I have learned how to cobble together enough support. When I can emotionally handle it I ask for support from other people. When I can’t handle it I maintain silence about my needs. If I never mention them then I don’t feel disappointment about people not meeting them. Ok, that’s not true. But the disappointment is far less when I don’t say anything.
How do I learn to love me? By knowing that I don’t want my kids to remember me calling them names. So I don’t call them names. By knowing that I want my kids to keep their promises so I keep my promises to them. I am very careful with what I say I will do. If I don’t think I can follow through on something then I don’t bring it up. Or I say in advance that the possibility is low. I make this an ok thing for myself by ensuring that my energy load is such that the needs of the helpless people in my life come before every other thing I spend energy on. I don’t get to run or garden or clean or be social until my children have their needs met. That is the hierarchy of needs that I observe. Sometimes I feel like a martyr but that is how I know that I will not be neglectful. There have been too many neglectful adults in my life who cared more about themselves than the children in their care. I can’t be one of them.
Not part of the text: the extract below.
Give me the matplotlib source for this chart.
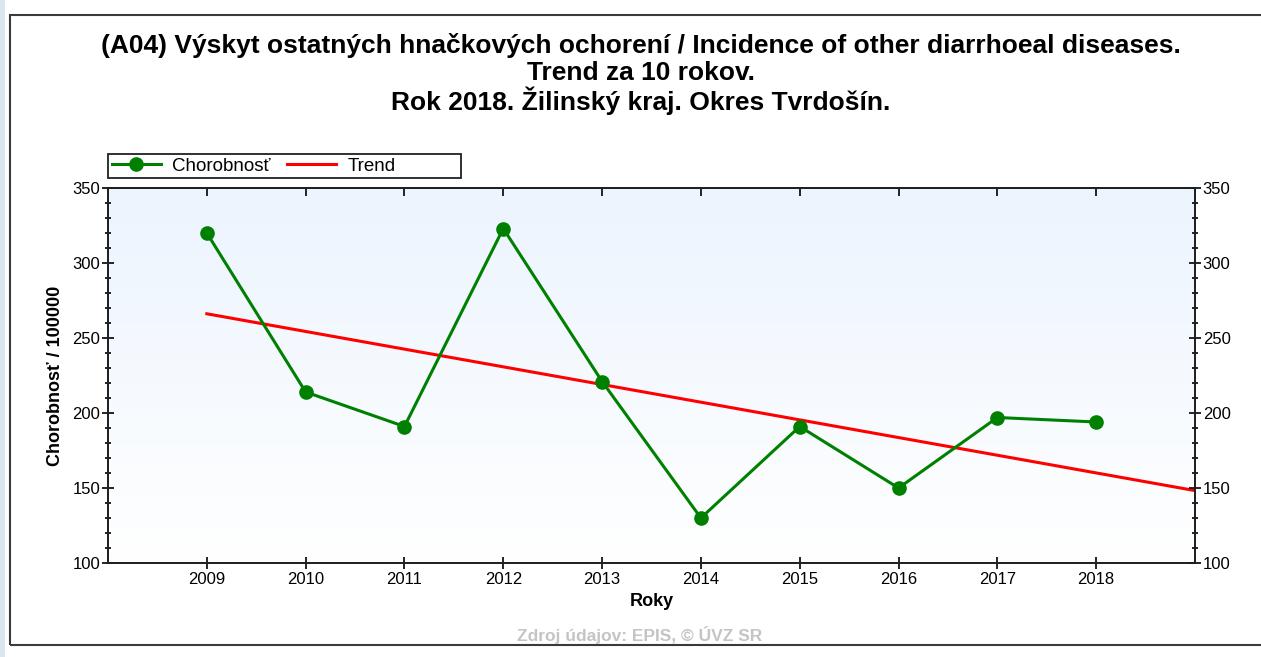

I learn to love me by recognizing that I and the children in my care deserve better treatment. We deserve to be important and prioritized. So I do. I am deliberate in how I choose to divide my time.
There are more things to do than can ever be done. At the end of my life, which things are going to feel more important than others? To me the most important thing I will do is prove that I can adequately care for children. I will do this right. My kids won’t have to deal with financial instability because the grown ups spend money like it grows on trees. My kids won’t have to deal with food insecurity because the adults don’t want to be bothered with thinking about the food needs of growing children. My kids will not be left with unsafe caregivers.
I love my children as a proxy for learning to love myself. I see in them the vulnerability and weakness I must have had. I will keep them safe. They will not think they are bad for being children. I will love them, and myself, enough to allow us to make mistakes and grow. I will love us enough to think hard about the right choices before I make a choice at all. I will choose to be alone instead of being with people who are unable to be honest about their own actions. I have Noah and Shanna and Calli. I’m not really alone any more. I have so much more than many people ever have. It has to be enough.
I would think the key part of the proposition is “working things out *with* your family”. From everything I’ve heard and read from you, there’s not a whole lot of “with” in your family line. Your current household-family has far more “with”, which makes me feel all sorts of good and hopeful for you finding what you’re looking for.
On a separate note, when I read this line: “If I stayed in contact with my family I would have to agree to being devalued constantly.” – I saw “I would have to agree to being *devoured* constantly.” Which might not be far off the mark either.